Approximation Theory of Laplacian-Based Neural Operators for Reaction-Diffusion System
Takashi Furuya, Ryo Ozawa, Jenn-Nan Wang
TLDR
This paper shows Laplacian-based neural operators efficiently approximate reaction-diffusion systems with polynomial complexity.
Key contributions
- Analyzes Laplacian-based neural operators for Gierer-Meinhardt reaction-diffusion systems.
- Derives explicit error bounds based on network depth, width, and spectral rank.
- Exploits Laplacian spectral representation of the PDE's Green's function.

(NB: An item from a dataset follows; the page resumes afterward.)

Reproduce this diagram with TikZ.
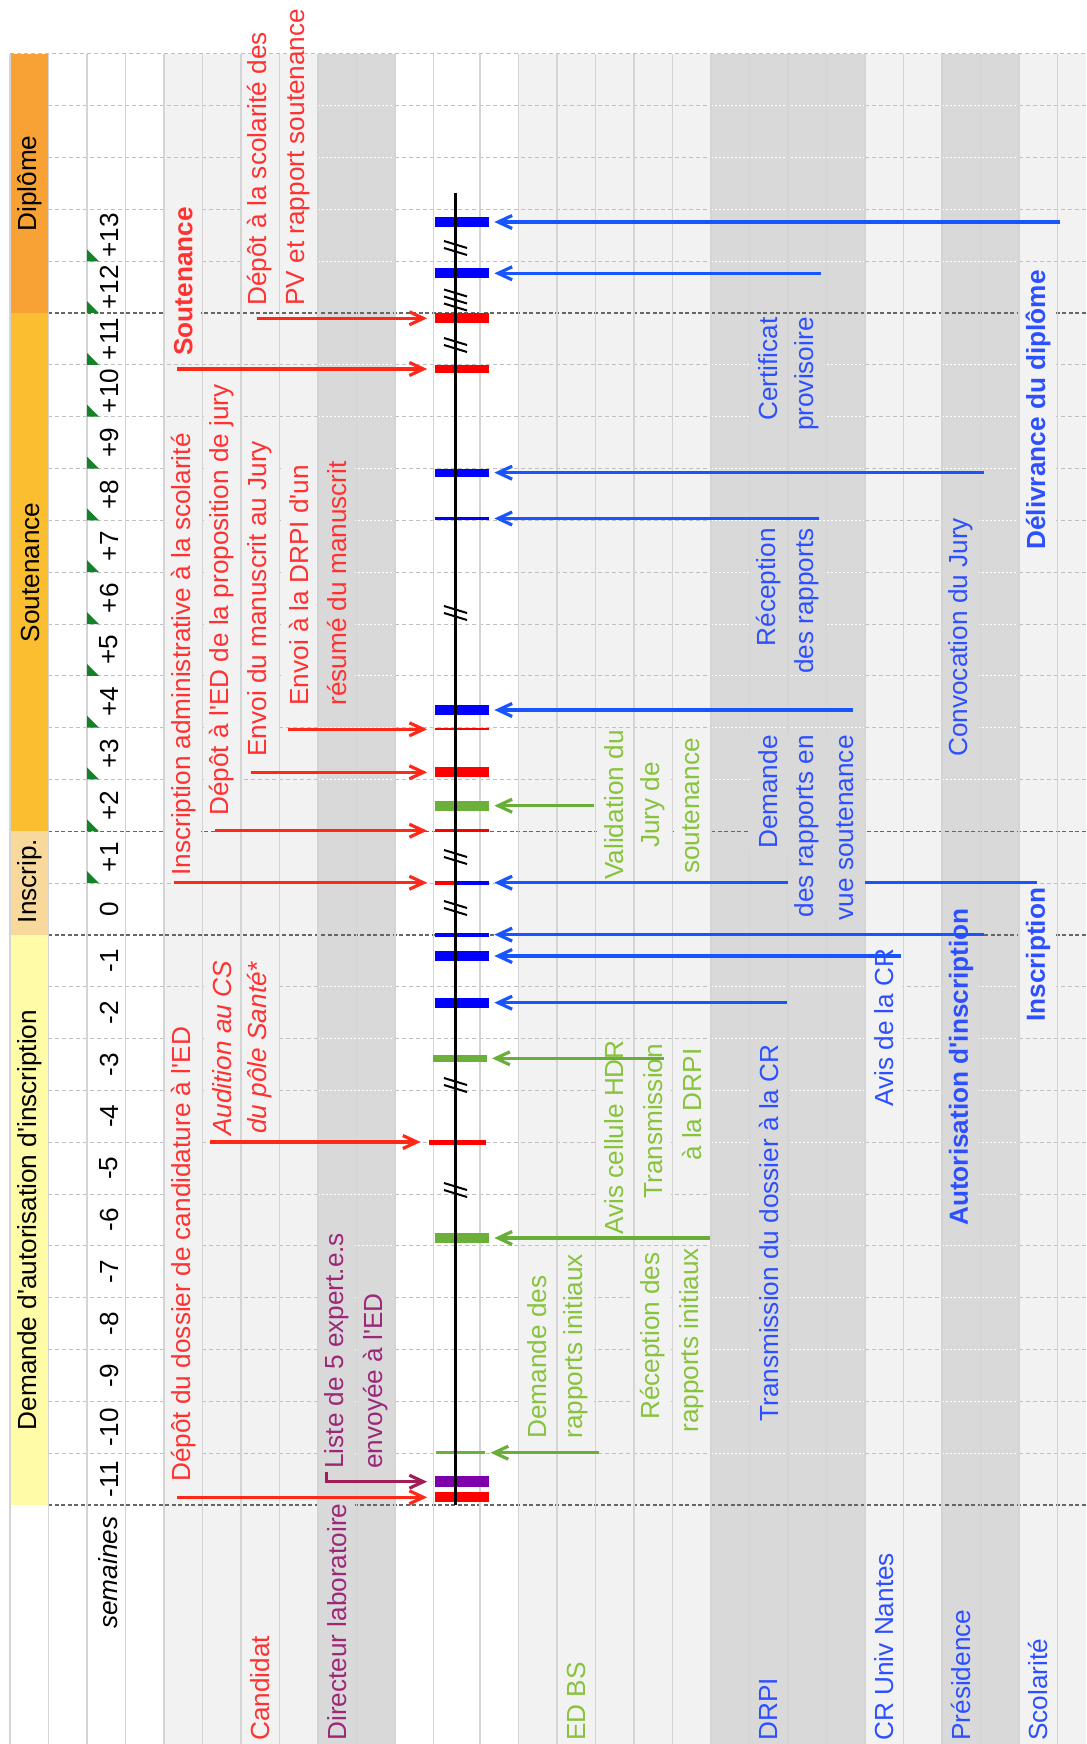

- Shows polynomial parameter complexity, alleviating the curse of dimensionality in operator learning.
Why it matters
This paper fills a gap in approximation theory for nonlinear reaction-diffusion systems using neural operators. It demonstrates how Laplacian-based architectures achieve efficient learning with polynomial complexity, addressing a key challenge in operator learning.
Original Abstract
Neural operators provide a framework for learning solution operators of partial differential equations (PDEs), enabling efficient surrogate modeling for complex systems. While universal approximation results are now well understood, approximation analysis specific to nonlinear reaction-diffusion systems remains limited. In this paper, we study neural operators applied to the solution mapping from initial conditions to time-dependent solutions of a generalized Gierer-Meinhardt reaction-diffusion system, a prototypical model of nonlinear pattern formation. Our main results establish explicit approximation error bounds in terms of network depth, width, and spectral rank by exploiting the Laplacian spectral representation of the Green's function underlying the PDE. We show that the required parameter complexity grows at most polynomially with respect to the target accuracy, demonstrating that Laplacian eigenfunction-based neural operator architectures alleviate the curse of parametric complexity encountered in generic operator learning. Numerical experiments on the Gierer-Meinhardt system support the theoretical findings.